A Reuters/ University of Michigan survey, found that consumer confidence has reached its lowest level in 16 years, as the consumer sentiment index fell to 69.6 as of the middle of February. Down from the 78.4 measured in January 2008. That's the lowest reading since the 68.8 of February 1992.
Most of this is the result of the endless media coverage of lower housing prices, higher energy and food prices, and the continuing speculation on whether there will be a recession.
There were opposite responses to the news, as U.S. economist with High Frequency Economics, Ian Shepherdson said, "This is just horrible. It seems increasingly likely that domestic demand will fall outright; only exports are preventing full recession, for now."
Shepherdson seems to be overresponding to me. To say if people weren't spending money on our exports, there would be a recession, is like saying if people weren't buying, there would be no sales. Of course if people stopped buying things from us it would have an impact. But they are! So that comment is somewhat silly to me.
This is where the drop in value of the U.S. dollar is helping out the economy at this time.

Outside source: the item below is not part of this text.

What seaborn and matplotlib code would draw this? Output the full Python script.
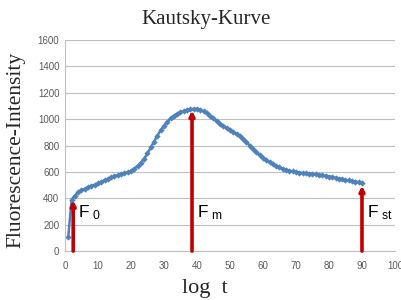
import matplotlib
matplotlib.use("Agg")
import matplotlib.pyplot as plt
import seaborn as sns
import pandas as pd

sns.set_style("white")
plt.rcParams['font.family'] = ['Liberation Sans', 'DejaVu Sans']
plt.rcParams['mathtext.fontset'] = 'custom'
plt.rcParams['mathtext.rm'] = 'Liberation Sans'
plt.rcParams['mathtext.it'] = 'Liberation Sans'

# fluorescence readings, one per time step
time_steps = list(range(1, 91))
intensity = [
    105, 390, 420, 445, 460, 472, 482, 493, 503, 513,
    525, 537, 548, 558, 567, 575, 582, 590, 598, 608,
    625, 645, 670, 700, 740, 785, 830, 875, 915, 950,
    980, 1005, 1025, 1040, 1052, 1062, 1070, 1075, 1077, 1075,
    1070, 1060, 1045, 1025, 1005, 985, 965, 948, 932, 918,
    903, 888, 870, 850, 825, 800, 775, 750, 728, 708,
    690, 673, 658, 645, 635, 625, 617, 610, 604, 599,
    595, 592, 589, 587, 585, 582, 578, 574, 570, 565,
    560, 555, 550, 545, 540, 535, 530, 527, 523, 518,
]

# arrows marking the characteristic points
arrow_x = [2.5, 38.5, 90]
arrow_top = [385, 1065, 495]
arrow_labels = [r'F$_{\ 0}$', r'F$_{\ \mathrm{m}}$', r'F$_{\ \mathrm{st}}$']

df = pd.DataFrame({'t': time_steps, 'F': intensity})

fig = plt.figure(figsize=(4.01, 3.0), dpi=100)
ax = fig.add_axes([0.162, 0.163, 0.823, 0.704])

sns.lineplot(data=df, x='t', y='F', ax=ax, color='#4F81BD', marker='D',
             markersize=3.2, markeredgewidth=0, linewidth=1.8)

for x, top, lab in zip(arrow_x, arrow_top, arrow_labels):
    ax.annotate('', xy=(x, top), xytext=(x, 0),
                arrowprops=dict(arrowstyle='-|>', color='#C00000', lw=2.6,
                                mutation_scale=7, shrinkA=0, shrinkB=0))
    ax.text(x + 1.5, 290, lab, fontsize=12.5, color='black', va='center', ha='left')

ax.set_xlim(0, 100)
ax.set_ylim(0, 1600)
ax.set_xticks(range(0, 101, 10))
ax.set_yticks(range(0, 1601, 200))
ax.yaxis.grid(True, color='#BFBFBF', linewidth=0.8)
ax.xaxis.grid(False)
ax.tick_params(axis='both', labelsize=7, colors='#595959', length=0, pad=4)
ax.tick_params(axis='x', length=3, color='#BFBFBF', direction='out')
for s in ['top', 'right']:
    ax.spines[s].set_visible(False)
for s in ['left', 'bottom']:
    ax.spines[s].set_color('#BFBFBF')
    ax.spines[s].set_linewidth(0.8)

serif = ['Liberation Serif', 'DejaVu Serif']
ax.set_xlabel('log  t', family=serif, fontsize=16)
ax.xaxis.set_label_coords(0.424, -0.13)
ax.set_ylabel('Fluorescence-Intensity', family=serif, fontsize=15.5)
ax.yaxis.set_label_coords(-0.12, 0.48)
fig.text(0.514, 0.935, 'Kautsky-Kurve', family=serif, fontsize=15, ha='center', va='center')

fig.savefig('out.png', dpi=100)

At the same time, Mike Englund, chief economist for Action Economics, had a more balanced view, saying, "We have yet to see whether this new leg downward in confidence in February will take a chunk out of spending." He added that "sales have still largely paralleled income."
In other words, people are pretty much spending their money, although cutting back in certain areas. That's why retail sales surprised everyone by the 0.3 percent growth in January, after declining by 0.4 percent in December. Most of that was related to gasoline, autos and clothing increases, while other retail categories remained flat. People seem to be willing to spend, but they're prioritizing their spending, rather than indiscriminently throwing their money around.
Another finding of the UMich survey was the expectation by consumers that inflation would continue to rise, increasing by 3.7 percent in February, up from the 3.4 percent in January.
All of this means that the practical response to how consumers feel hasn't been decided yet. Consumers are cautious and tightening up on some spending in certain categories, while at the same time willing to spend in other, narrow areas.
It seems they haven't decided which way they're going to go at this time; although we can count on it slowing down. It's a matter of how much, not if they're going to slow their spending.
What President Bush is hoping is the economic stimulus package he signed, will not only give a temporary boost to the economy, but will help change the downward spiral of the confidence consumers have at this time. The confidence level eventually will be reflected in their spending habits. That's probably more important than the temporary push the economic stimulus can only give.